Porting Apocalypse World style moves into D&D 5E

TL;DR – If you want to use a Dungeon World move in D&D 5E, roll 1d6+1d10: Failure on 8-, partial success on 9-12, success on 13+.

I love the Apocalypse World engine moves. These moves are discreet rules that are portable from one AW Engine game to another.

But I’m exploring using the moves in other systems; In particular D&D 5E. Dungeon World has the following probability based on:

Roll 2d6
Bonus Failure (6-) Partial Success (7-9) Complete Success (10+)
-2 72.2% 25.0% 2.8%
-1 58.3% 33.3% 8.3%
0 41.7% 41.7% 16.7%
1 27.8% 44.4% 27.8%
2 16.7% 41.7% 41.7%
3 8.3% 33.3% 58.3%

Apocalypse World Engine Probabilities

What follows is what I found to be a reasonable mirroring of the Apocalypse World Engine probabilities. Roll 1d6+1d10. On an 8- failure, 9-12 partial success, and 13+ success.

Roll 1d6 + 1d10
Bonus Failure (8-) Partial Success (9-12) Complete Success (13+)
-3 75.0% 23.3% 1.7%
-2 65.0% 30.0% 5.0%
-1 55.0% 35.0% 10.0%
0 45.0% 38.3% 16.7%
1 35.0% 40.0% 25.0%
2 25.0% 40.0% 35.0%
3 16.7% 38.3% 45.0%
4 10.0% 35.0% 55.0%
5 5.0% 30.0% 65.0%


I ended up writing a script to run several iterations and compared this to the Apocalypse World engine probabilities.
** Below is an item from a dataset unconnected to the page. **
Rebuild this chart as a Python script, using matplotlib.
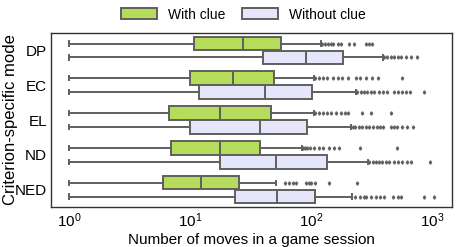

The d6+d10 is a reasonable approximation. I chose d6+d10 instead of 2d8 because of the flat peak; 7 to 11 has the same probability for d6+d10; Whereas 2d8 has a “pointy” peak.



3 thoughts on “Porting Apocalypse World style moves into D&D 5E

  1. Hi from Italy! My name is Daniele and I love both Apocalypse World and D&D5. I started a group on Facebook for italian players of AW because there wasn’t before (and it was so wrong…). I loved math, too – your post is just perfect!
    Here comes my humble opinion on the matter.
    In AW is it not true that a 7- is not a failure but a complication in the game? The concept on which is built the game is totally different from D&D5, I mean. It’s a thin line, I know that – but this means a lot for me. In D&D5 there are three step that are failure, success and draw, but in AW there’s no such thing: each action means something narratively. Even if we have three steps here, they are not describable in the order of success or failure. I feel that all those curves you have made doesn’t get the point of AW that is: there’s no failure, nor success, only a different step of complication. All right, if I get 10+ complication is zero and with 12+ complication is not for my storyline, but for my opponent. But I really can’t see the system work in a statistic prospective.

    I hope these words can be understood and I’m sorry if my english level is not adeguate to the thread – but I assure you I’m not here to start flames, but to point out that probably D&D5 and AW cores are too incompatible to have a mash-up like this.
    We will need a wider adjustment of D&D5, I think.

    Best regards & have a nice day! :)

  2. @spiritogiovane Thanks for reaching out to me in your non-native language. It is a brave act.

    Your example is great. In Apocalypse World, whenever the dice are rolled, something in the fiction is going to change. This is not always true in D&D.

    But, consider that each game is an incomplete system. That is to say they don’t model every possible action. Consider the following AW move:

    When you bust open the doors to the Zombie Queen’s sanctum, Roll + Hard (or STR). On a 10+, you have caught the Zombie Queen unaware, deal your harm. On a 7-9, the Zombie Queen is waiting, exchange harm. On a 6-, the Zombie Queen is ready and springs her trap, one of your number is ensorcelled, tell the MC who.

    This is an arbitrary move, but highlights that you can easily leverage this move for D&D.

    The key component of Apocalypse World is that failure should be interesting. In D&D, all too often, I’ve seen failure be very boring.